If I was running a program then maybe I could do that. I don't program. I'm just an Aerospace Engineer. My missile simulator is an excel spreadsheet 119 columns (parameters used) wide by 3,001 rows (total instances calculated) deep. This allows me to run a 5 minute missile TOF at 10Hz. The big advantage of my current setup is that if I want the target to perform an evasive maneuver I can link it in from my performance spreadsheet. Older versions of my analysis had a missile joust complete with evasive maneuvers and that became difficult to manage. It took hours to run a BVR engagement while my current "no maneuver, probability only" scenario takes about 30 minutes. I am concerned however that it won't tell the whole story.
sigh, maybe I need to go back to the long form with evasive maneuvers.
garrya wrote:SU-35 finally get R-37/RVV-BD
Really now? Well I would be remiss if I didn't add this. Adds a new element to the analysis too, asset protection. Hmm, maybe I need to change my mission set a tad. Glad I only did the Eagle. It always sucked when I would get so far (like when I "finished" air to air once with all aircraft) only to have to go back and fundamentally change everything.

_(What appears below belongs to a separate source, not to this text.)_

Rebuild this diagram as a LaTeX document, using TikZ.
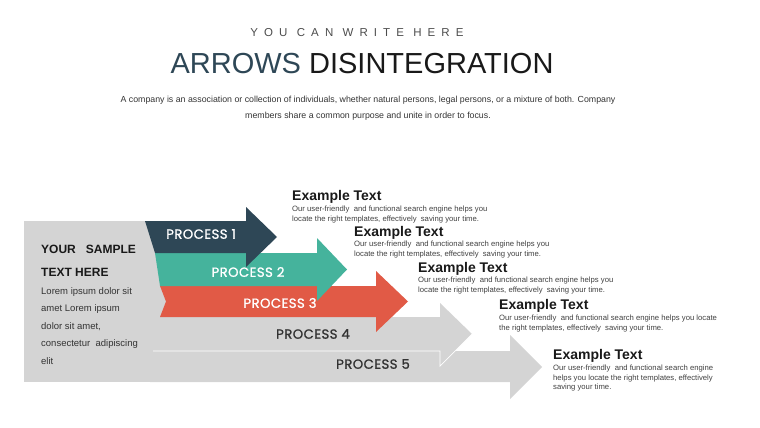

**EDIT** Okay I speced the R-37 to have a 150nm flight range when fired by a Foxhound (2.5M @75,000ft). As this missile was a Foxhound exclusive I consider it prudent to consider all range claims to be made from this type of profile. Launches against incoming aircraft can occur at the 400km range mentioned while this gives a ~300km range against an orbiting target (e.g. AWACS, Tanker) Range will be significantly less from an Su-35S but will handedly out stick the R-77.